Deb & M, I took the advice and let the R talk go and try to look at is from his perspective and all the stuff going on in his life.

Colleen & Berto -- you are right, I need to look at all the good in my life. And Berto, thanks for the laugh. You are right, it wasn't that long ago that he refused to go to FL with us and didn't want a thing to do with us. He planned this trip as a way to say he was sorry and to celebrate us being a family together again. He didn't say the sorry part, but I think I'm looking for words when I should know better and see the actions that are speaking volumes.

I'm so glad I didn't go into the R talk yesterday, we had lunch together and just tried to be upbeat and talk about vacation. Then when H got home from his dinner meeting there was a letter from his apt complex for him. They are charging him 8k for moving out. He gave them two months notice, but now they want a one month penalty for moving out plus the remainder of the lease money now. When he had called about leaving they had told him that if they rented it, he wouldn't have to pay. He has been paying every month, but now they claim they are collecting a debt. One more stress on top of many.

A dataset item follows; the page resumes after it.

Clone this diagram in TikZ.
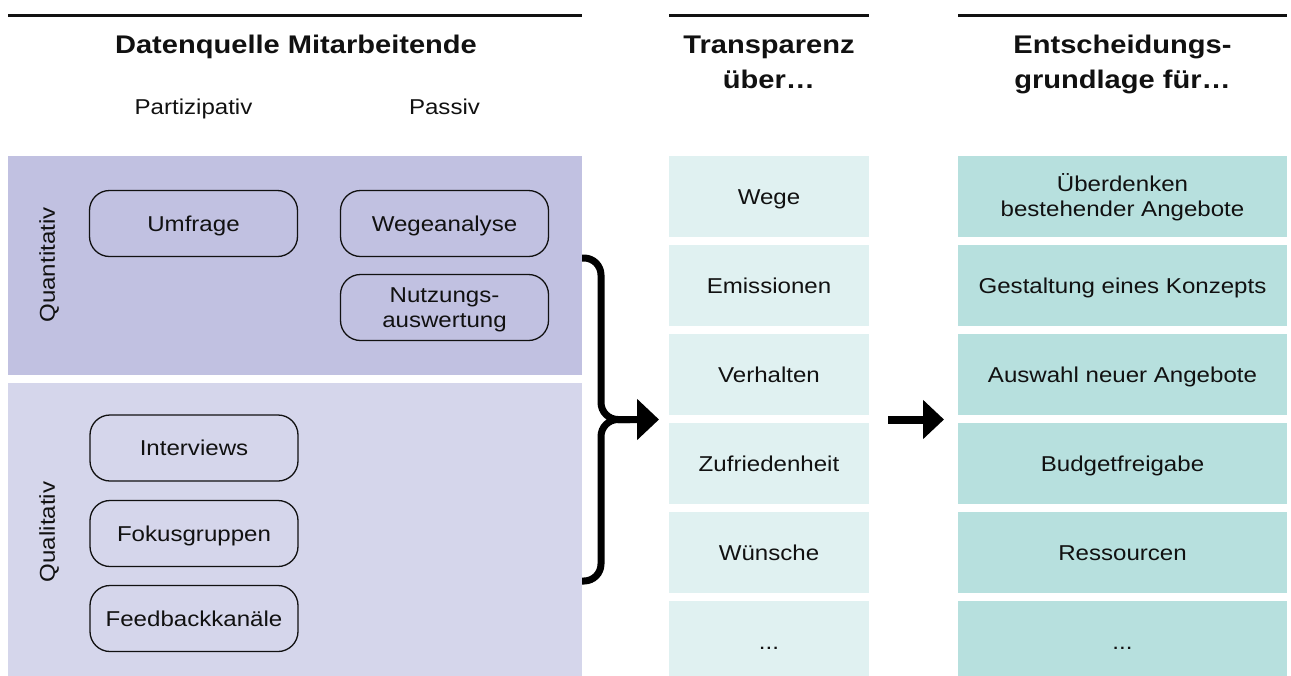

I told him after he read the letter that he is worth the money. He had a really hard time sleeping last night and I know he was down watching tv for a long time. He told me this morning he was surprised I was being so nice about it. I think he is doing all the beating up in his head. Of course, I had asked him why he felt he needed to sign a year lease back then, but I'm not bringing it up now. I did get a bit paranoid and asked since he has to pay for it anyway, did he want to move back in (I didn't sleep much either, so wild thoughts going on), his first response was I can't. Then he said, why would I want to?

Why do I ask such dumb questions and not just let the actions speak for themselves? I wanted a response that was something along the lines of I'd never want to go back, I want to be here with you, but his mind is probably on the mess and not reassuring me. Later he said something that showed that he is nervous to about my feelings, of wanting him here when he has created such a mess.

So more stress to add, we don't have the money to pay up front, I'm hoping he will fight them.